FDR & the Roosevelts and the Titanic Disaster Documents

50 pages of handwritten documents and transcripts, dating from April 15 to April 24, 1912, reflecting how FDR and his family members reacted to the sinking of the Titanic.

During its maiden voyage, on Sunday, 14 April 1912, the White Star Line's luxury steamer RMS Titanic struck an iceberg and sank in 2 hours and 40 minutes, 370 miles southeast of the Canadian province of Newfoundland. Among the 1,500 people who died that night were several prominent Americans, including John Jacob Astor, Benjamin Guggenheim, Major Archie Butt and Isidor Straus. 710 survivors of the wreck were rescued from lifeboats and carried to New York by the British ship, RMS Carpathia.

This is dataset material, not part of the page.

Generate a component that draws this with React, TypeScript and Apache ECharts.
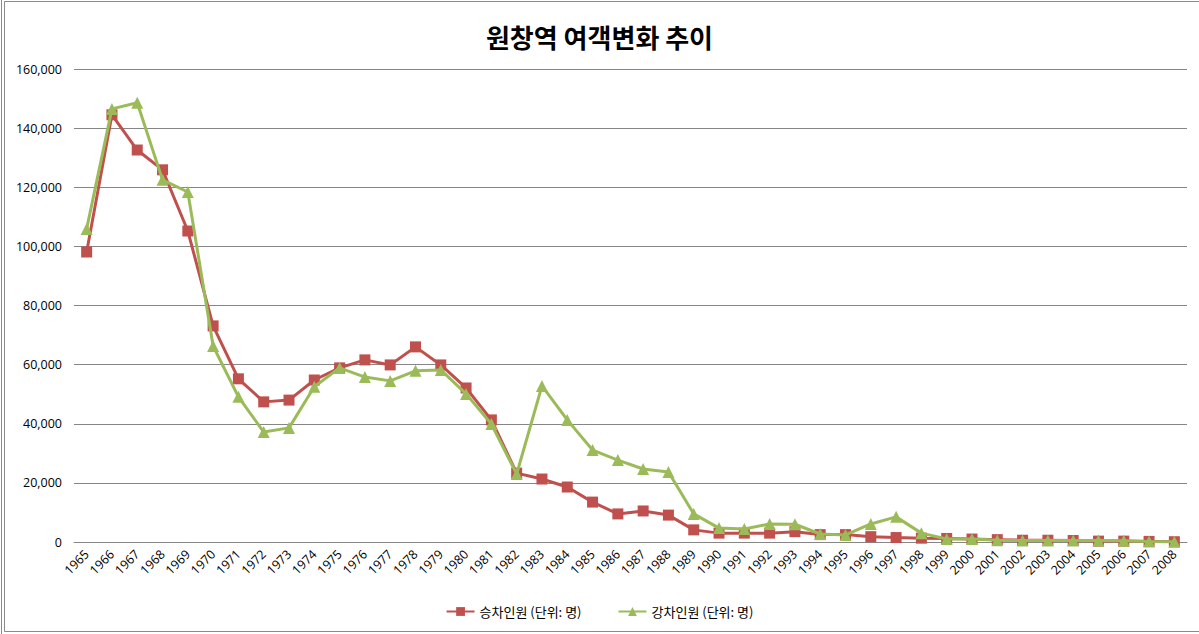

Members of both the Roosevelt and Delano families knew several of the first-class passengers who died. 

On April 14, 1912, 30-year-old Franklin Delano Roosevelt was a New York State Senator. At the time of the sinking, FDR was in Panama observing the construction of the Panama Canal. Exactly 33 years later, he would be buried at the Roosevelt family home in Hyde Park, New York, after dying on April 12, 1945

 Highlights in this collection includes a letter from Franklin D. Roosevelt written in Panama to his mother Sara, he asks her to save newspapers about the disaster because, "We know practically no details, only scraps here and there. I am counting on your saving all the papers for every day I am away…" She replied, "Rosy is much upset over poor Jack Astor's death and spends most of his time at Mr. Ledyard's office. Mr. Millet, Mr. Widener, Major Archie Butt and Mary, others were well known but oh! the tragedies in the steerage as well."

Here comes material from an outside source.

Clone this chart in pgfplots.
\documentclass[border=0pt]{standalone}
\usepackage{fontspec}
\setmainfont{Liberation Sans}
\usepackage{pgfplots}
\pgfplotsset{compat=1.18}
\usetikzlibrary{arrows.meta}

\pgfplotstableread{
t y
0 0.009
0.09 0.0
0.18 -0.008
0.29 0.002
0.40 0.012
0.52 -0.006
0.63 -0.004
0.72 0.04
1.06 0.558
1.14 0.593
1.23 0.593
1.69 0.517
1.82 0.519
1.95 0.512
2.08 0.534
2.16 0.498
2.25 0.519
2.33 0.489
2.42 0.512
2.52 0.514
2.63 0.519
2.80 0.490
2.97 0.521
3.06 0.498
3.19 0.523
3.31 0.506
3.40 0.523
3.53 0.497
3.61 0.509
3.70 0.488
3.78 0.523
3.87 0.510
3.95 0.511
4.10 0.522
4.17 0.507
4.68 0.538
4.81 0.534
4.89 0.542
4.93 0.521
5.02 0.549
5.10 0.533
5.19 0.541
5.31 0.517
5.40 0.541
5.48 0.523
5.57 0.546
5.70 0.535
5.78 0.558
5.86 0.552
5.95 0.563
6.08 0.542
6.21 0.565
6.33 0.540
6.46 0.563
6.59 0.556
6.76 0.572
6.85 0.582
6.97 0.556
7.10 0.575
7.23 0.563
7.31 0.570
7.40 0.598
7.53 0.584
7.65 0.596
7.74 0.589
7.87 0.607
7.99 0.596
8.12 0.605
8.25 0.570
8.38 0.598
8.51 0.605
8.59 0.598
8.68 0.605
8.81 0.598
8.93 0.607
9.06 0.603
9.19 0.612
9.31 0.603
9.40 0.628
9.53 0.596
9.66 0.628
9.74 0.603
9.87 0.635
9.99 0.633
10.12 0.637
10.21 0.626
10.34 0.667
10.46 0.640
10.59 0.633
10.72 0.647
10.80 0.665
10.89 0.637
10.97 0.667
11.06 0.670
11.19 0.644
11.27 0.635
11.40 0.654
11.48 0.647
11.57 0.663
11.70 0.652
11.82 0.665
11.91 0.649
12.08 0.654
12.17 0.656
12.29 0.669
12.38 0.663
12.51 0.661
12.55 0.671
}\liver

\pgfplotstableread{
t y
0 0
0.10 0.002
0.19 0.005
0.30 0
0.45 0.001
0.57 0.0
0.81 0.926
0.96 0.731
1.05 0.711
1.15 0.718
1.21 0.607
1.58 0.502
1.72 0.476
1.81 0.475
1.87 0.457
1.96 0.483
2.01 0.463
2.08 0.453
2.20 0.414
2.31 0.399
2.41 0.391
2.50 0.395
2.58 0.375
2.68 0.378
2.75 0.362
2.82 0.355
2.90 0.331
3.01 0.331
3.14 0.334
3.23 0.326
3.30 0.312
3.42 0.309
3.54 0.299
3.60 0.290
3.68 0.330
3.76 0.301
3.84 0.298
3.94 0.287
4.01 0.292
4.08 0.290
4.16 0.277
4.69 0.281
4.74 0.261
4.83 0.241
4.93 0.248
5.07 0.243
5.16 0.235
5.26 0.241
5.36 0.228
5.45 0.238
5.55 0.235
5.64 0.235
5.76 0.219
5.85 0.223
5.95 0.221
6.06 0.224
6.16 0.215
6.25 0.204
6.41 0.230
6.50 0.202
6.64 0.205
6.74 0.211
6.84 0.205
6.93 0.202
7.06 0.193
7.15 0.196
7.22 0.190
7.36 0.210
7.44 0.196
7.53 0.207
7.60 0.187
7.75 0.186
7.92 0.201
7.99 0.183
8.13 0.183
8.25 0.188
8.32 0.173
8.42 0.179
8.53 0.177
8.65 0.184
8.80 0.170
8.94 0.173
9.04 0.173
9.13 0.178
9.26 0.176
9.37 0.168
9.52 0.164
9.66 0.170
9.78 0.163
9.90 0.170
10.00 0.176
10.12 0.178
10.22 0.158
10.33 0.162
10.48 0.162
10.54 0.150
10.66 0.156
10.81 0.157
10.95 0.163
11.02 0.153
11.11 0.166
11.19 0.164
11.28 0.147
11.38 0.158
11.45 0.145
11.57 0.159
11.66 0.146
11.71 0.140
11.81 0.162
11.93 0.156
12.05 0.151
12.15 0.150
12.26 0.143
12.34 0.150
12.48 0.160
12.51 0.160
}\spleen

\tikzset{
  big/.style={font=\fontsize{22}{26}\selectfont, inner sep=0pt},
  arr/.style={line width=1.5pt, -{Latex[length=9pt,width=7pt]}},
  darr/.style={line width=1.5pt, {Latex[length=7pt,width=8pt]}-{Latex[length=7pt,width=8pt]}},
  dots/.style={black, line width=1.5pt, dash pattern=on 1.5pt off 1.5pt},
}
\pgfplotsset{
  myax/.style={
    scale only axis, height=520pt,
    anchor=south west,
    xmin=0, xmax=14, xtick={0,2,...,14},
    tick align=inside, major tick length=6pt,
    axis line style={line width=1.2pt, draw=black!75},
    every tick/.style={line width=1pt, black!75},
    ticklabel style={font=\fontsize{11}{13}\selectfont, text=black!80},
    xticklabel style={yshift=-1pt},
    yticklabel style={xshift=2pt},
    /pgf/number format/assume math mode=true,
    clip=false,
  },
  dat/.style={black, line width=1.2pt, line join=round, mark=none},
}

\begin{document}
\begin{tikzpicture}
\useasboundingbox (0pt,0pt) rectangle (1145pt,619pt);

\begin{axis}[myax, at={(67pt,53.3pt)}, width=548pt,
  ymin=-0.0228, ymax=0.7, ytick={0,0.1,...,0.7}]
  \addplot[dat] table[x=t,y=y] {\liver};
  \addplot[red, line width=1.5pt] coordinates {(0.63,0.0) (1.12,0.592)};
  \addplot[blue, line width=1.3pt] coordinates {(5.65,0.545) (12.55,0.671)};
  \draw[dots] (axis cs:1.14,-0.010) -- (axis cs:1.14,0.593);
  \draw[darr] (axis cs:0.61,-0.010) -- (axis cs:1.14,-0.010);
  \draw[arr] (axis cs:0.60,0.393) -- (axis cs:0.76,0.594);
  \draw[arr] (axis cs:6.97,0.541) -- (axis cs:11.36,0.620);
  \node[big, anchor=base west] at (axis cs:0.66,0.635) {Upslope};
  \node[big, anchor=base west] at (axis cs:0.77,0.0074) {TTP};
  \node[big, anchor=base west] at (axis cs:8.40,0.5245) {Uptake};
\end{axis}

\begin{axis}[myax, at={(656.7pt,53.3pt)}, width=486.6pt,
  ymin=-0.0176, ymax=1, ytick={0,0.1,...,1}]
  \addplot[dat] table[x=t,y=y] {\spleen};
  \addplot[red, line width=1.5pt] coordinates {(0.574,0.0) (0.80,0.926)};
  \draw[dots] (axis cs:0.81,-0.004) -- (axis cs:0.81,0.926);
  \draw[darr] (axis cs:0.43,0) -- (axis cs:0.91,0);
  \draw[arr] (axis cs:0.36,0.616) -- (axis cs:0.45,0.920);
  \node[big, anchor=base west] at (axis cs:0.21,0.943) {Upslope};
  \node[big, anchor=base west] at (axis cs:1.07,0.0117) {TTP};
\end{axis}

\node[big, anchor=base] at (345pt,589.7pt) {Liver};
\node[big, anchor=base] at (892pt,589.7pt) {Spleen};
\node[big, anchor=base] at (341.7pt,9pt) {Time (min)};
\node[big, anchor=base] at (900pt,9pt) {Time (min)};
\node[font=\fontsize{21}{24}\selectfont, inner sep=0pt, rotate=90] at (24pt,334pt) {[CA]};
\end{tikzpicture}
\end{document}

At the time of the disaster Eleanor Roosevelt was in Albany, New York. She wrote to Franklin, “The news of the Titanic disaster came in the morning, but the reports were that all were saved until quite late at night. It is so appalling and awful and I think almost worse for the many women who were saved and who would probably far rather have gone down with their husbands and sons. I am so glad you are at least out of the track of icebergs.”